** Begin Data **

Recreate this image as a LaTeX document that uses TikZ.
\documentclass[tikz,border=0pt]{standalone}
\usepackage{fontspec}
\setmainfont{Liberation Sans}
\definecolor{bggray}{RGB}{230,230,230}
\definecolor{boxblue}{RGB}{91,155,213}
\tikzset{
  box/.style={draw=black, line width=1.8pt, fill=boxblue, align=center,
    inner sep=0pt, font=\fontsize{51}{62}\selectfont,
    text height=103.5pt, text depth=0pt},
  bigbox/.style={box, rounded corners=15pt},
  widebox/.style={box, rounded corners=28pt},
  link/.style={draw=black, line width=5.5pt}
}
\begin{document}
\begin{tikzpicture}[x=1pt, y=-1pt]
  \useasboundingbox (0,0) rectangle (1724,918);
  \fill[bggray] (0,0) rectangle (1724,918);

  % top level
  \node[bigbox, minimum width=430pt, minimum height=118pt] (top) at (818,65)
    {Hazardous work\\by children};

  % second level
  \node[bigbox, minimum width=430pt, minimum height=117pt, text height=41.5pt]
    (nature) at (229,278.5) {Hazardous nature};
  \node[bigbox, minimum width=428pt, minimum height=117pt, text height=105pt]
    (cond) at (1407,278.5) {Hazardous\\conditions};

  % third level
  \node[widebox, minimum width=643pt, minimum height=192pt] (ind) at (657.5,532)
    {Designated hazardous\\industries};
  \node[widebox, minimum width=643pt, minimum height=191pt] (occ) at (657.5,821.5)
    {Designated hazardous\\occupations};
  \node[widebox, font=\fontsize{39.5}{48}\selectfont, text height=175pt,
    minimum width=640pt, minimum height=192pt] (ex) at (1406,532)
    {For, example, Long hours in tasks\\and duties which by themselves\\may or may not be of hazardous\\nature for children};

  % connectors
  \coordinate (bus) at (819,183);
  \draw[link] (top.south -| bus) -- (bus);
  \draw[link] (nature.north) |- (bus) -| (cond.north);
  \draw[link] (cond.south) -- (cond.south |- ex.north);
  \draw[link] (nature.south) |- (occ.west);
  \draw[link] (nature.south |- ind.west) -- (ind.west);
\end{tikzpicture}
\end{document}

** End Data **

- Written problem -
Restate the whole of the material exactly.

- Expected answer -
Recreate this image as a LaTeX document that uses TikZ.
\documentclass[tikz,border=0pt]{standalone}
\usepackage{fontspec}
\setmainfont{Liberation Sans}
\definecolor{bggray}{RGB}{230,230,230}
\definecolor{boxblue}{RGB}{91,155,213}
\tikzset{
  box/.style={draw=black, line width=1.8pt, fill=boxblue, align=center,
    inner sep=0pt, font=\fontsize{51}{62}\selectfont,
    text height=103.5pt, text depth=0pt},
  bigbox/.style={box, rounded corners=15pt},
  widebox/.style={box, rounded corners=28pt},
  link/.style={draw=black, line width=5.5pt}
}
\begin{document}
\begin{tikzpicture}[x=1pt, y=-1pt]
  \useasboundingbox (0,0) rectangle (1724,918);
  \fill[bggray] (0,0) rectangle (1724,918);

  % top level
  \node[bigbox, minimum width=430pt, minimum height=118pt] (top) at (818,65)
    {Hazardous work\\by children};

  % second level
  \node[bigbox, minimum width=430pt, minimum height=117pt, text height=41.5pt]
    (nature) at (229,278.5) {Hazardous nature};
  \node[bigbox, minimum width=428pt, minimum height=117pt, text height=105pt]
    (cond) at (1407,278.5) {Hazardous\\conditions};

  % third level
  \node[widebox, minimum width=643pt, minimum height=192pt] (ind) at (657.5,532)
    {Designated hazardous\\industries};
  \node[widebox, minimum width=643pt, minimum height=191pt] (occ) at (657.5,821.5)
    {Designated hazardous\\occupations};
  \node[widebox, font=\fontsize{39.5}{48}\selectfont, text height=175pt,
    minimum width=640pt, minimum height=192pt] (ex) at (1406,532)
    {For, example, Long hours in tasks\\and duties which by themselves\\may or may not be of hazardous\\nature for children};

  % connectors
  \coordinate (bus) at (819,183);
  \draw[link] (top.south -| bus) -- (bus);
  \draw[link] (nature.north) |- (bus) -| (cond.north);
  \draw[link] (cond.south) -- (cond.south |- ex.north);
  \draw[link] (nature.south) |- (occ.west);
  \draw[link] (nature.south |- ind.west) -- (ind.west);
\end{tikzpicture}
\end{document}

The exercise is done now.